--- begin ---
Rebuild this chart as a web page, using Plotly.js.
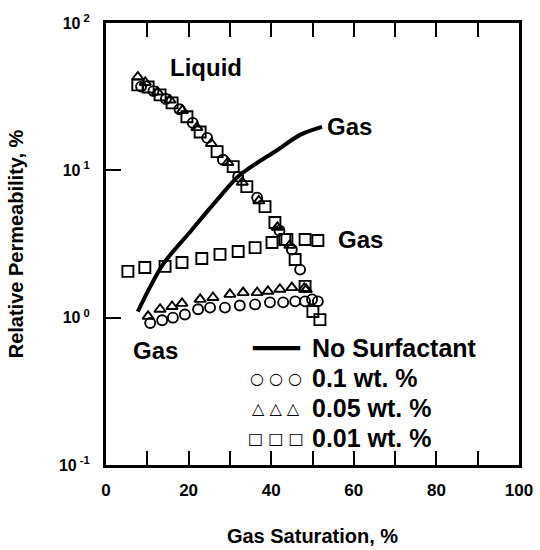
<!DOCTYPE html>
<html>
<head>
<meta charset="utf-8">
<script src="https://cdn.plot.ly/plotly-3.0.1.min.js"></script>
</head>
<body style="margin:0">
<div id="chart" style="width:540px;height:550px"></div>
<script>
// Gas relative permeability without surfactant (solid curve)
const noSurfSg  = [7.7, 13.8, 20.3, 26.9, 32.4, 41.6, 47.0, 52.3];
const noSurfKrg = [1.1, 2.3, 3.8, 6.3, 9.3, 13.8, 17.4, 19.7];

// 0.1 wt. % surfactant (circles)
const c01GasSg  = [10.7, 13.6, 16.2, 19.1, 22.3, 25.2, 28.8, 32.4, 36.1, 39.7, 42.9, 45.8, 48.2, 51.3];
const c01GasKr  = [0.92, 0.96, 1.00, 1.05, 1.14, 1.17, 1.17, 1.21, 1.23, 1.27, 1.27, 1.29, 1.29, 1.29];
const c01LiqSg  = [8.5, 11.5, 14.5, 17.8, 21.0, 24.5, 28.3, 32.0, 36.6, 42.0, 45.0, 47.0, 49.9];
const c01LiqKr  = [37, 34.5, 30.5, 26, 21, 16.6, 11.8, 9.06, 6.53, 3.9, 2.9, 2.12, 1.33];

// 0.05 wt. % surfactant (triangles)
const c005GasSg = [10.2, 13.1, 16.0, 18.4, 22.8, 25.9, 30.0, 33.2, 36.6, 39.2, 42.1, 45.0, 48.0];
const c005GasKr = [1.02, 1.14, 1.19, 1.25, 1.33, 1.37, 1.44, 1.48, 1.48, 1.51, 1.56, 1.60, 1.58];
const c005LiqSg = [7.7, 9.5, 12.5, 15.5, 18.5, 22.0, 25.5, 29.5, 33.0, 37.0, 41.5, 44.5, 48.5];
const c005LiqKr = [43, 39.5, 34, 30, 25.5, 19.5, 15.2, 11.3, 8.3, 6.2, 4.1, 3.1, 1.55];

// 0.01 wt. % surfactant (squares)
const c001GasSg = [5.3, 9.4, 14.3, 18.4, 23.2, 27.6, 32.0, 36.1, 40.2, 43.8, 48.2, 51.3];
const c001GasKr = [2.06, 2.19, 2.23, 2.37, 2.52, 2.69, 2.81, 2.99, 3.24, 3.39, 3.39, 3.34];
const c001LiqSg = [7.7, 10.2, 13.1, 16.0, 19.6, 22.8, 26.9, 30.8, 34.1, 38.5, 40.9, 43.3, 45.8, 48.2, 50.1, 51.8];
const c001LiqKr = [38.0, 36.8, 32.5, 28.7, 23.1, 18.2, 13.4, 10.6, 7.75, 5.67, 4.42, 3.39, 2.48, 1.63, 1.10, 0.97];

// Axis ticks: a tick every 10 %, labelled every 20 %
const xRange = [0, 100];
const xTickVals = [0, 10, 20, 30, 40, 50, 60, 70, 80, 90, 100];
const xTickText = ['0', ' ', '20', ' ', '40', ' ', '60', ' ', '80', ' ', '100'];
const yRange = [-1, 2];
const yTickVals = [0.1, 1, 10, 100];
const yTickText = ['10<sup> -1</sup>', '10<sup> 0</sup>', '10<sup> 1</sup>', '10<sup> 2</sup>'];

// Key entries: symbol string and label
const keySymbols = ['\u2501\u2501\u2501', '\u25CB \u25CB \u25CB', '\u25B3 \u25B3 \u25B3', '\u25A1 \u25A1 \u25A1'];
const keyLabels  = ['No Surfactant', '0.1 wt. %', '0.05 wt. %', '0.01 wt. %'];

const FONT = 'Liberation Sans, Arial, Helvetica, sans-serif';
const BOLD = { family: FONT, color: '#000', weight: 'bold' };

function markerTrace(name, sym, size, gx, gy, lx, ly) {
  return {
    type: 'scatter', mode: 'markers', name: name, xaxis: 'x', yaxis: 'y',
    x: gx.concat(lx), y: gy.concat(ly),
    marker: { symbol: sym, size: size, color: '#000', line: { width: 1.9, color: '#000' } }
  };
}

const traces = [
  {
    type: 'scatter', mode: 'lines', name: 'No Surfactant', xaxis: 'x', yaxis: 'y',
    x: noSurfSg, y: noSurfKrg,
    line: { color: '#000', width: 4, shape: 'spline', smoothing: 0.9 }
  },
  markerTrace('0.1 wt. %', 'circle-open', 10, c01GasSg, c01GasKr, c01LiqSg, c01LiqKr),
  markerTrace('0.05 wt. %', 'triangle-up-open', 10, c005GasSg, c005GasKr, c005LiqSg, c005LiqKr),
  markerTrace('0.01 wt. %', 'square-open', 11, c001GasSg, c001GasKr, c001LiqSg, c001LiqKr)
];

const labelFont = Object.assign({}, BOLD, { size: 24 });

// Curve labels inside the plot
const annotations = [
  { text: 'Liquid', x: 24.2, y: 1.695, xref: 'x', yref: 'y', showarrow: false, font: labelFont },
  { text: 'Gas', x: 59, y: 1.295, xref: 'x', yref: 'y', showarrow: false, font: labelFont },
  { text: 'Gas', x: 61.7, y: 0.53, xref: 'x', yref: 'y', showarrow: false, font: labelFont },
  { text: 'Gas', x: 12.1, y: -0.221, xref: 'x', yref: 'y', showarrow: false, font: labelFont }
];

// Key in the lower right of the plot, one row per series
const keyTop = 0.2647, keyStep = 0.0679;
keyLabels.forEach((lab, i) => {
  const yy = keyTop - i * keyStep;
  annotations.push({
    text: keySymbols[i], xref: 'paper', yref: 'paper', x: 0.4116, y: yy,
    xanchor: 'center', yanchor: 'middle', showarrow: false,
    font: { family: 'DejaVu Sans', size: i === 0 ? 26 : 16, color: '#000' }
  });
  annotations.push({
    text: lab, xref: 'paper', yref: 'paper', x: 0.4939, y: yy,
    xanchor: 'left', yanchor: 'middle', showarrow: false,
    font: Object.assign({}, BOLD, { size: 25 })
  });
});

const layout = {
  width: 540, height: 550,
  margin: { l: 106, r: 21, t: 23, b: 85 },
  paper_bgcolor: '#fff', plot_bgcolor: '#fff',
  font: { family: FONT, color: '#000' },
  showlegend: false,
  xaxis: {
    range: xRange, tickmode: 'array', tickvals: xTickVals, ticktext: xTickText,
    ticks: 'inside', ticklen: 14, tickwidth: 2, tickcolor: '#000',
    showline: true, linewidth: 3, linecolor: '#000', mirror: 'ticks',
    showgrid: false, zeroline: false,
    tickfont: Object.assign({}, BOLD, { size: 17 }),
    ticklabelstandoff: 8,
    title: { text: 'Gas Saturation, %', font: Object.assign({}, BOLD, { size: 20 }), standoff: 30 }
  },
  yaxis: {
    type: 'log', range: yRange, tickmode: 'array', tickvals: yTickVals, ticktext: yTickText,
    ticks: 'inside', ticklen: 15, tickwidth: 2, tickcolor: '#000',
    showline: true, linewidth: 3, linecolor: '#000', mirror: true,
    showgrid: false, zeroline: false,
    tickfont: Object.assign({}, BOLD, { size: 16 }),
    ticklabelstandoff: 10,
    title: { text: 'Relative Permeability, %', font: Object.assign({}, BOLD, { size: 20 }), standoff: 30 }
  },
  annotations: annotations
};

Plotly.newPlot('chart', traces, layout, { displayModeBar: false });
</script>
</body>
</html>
--- end ---
▶ REQUIREMENT
Filter for "chart". Return all lines that hold it.

▶ ANSWER TO THIS TASK
Rebuild this chart as a web page, using Plotly.js.
<div id="chart" style="width:540px;height:550px"></div>
Plotly.newPlot('chart', traces, layout, { displayModeBar: false });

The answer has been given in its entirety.